Skelos suggested it was really the assembly speaker who was dragging his feet, saying the speaker has also said he’s for a property tax cap, something the Senate has already approved but hasn’t produced a bill.

“We haven’t seen any action on that yet,” said Skelos.

Silver, when told about Skelo’s remarks, said he hadn’t seen any Senate ethics bill.

“Last year, we passed an ethics bill, and I think his comment was, ‘It wasn’t enough,’” said Silver.

That ethics bill was ultimately vetoed by former Governor David Paterson, who said it was incomplete.

Nevertheless, Silver said he is not “casting blame.”

Both Silver and Skelos said when the bill is finished and passed into law, the public will see their client lists.

State legislators work part-time in New York, and it’s perfectly legal for them to hold second jobs. Many are attorneys, and for years they’ve claimed that they can’t disclose their law firm’s clients because it would violate attorney client privilege.
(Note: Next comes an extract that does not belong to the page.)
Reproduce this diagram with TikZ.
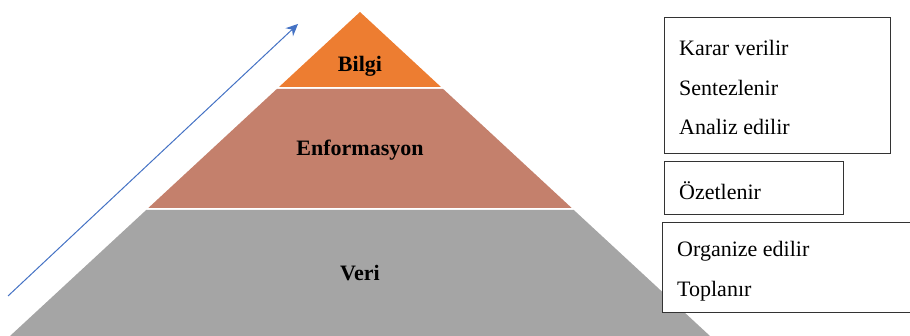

That thinking is changing, according to New York State Bar Association President Steve Younger, who said there are ways to make public clients names without breaking that code.

“There’s much more information publicly available today about your clients,” said Younger. “A lot of firms have them on their Web sites, there’s a lot of access to who your clients are from electronic filings and court systems.”

Younger said it’s more important that the public be certain that there are no inherent conflicts between legislators’ duties at the Capitol and their law firm clients’ interests.

“The public needs to know whether a public official is doing their own business or doing the public’s business,” said Younger.

For now, Cuomo is using the carrot rather than the stick. He has not tried to embarrass or shame lawmakers into compliance, and he so far has not publicly released his own version of an ethics bill. But during his campaign for governor, Cuomo threatened to call a Moreland Act Commission and investigate the legislature if he does not eventually win cooperation on ethics reform. For now, that stick is being held in reserve.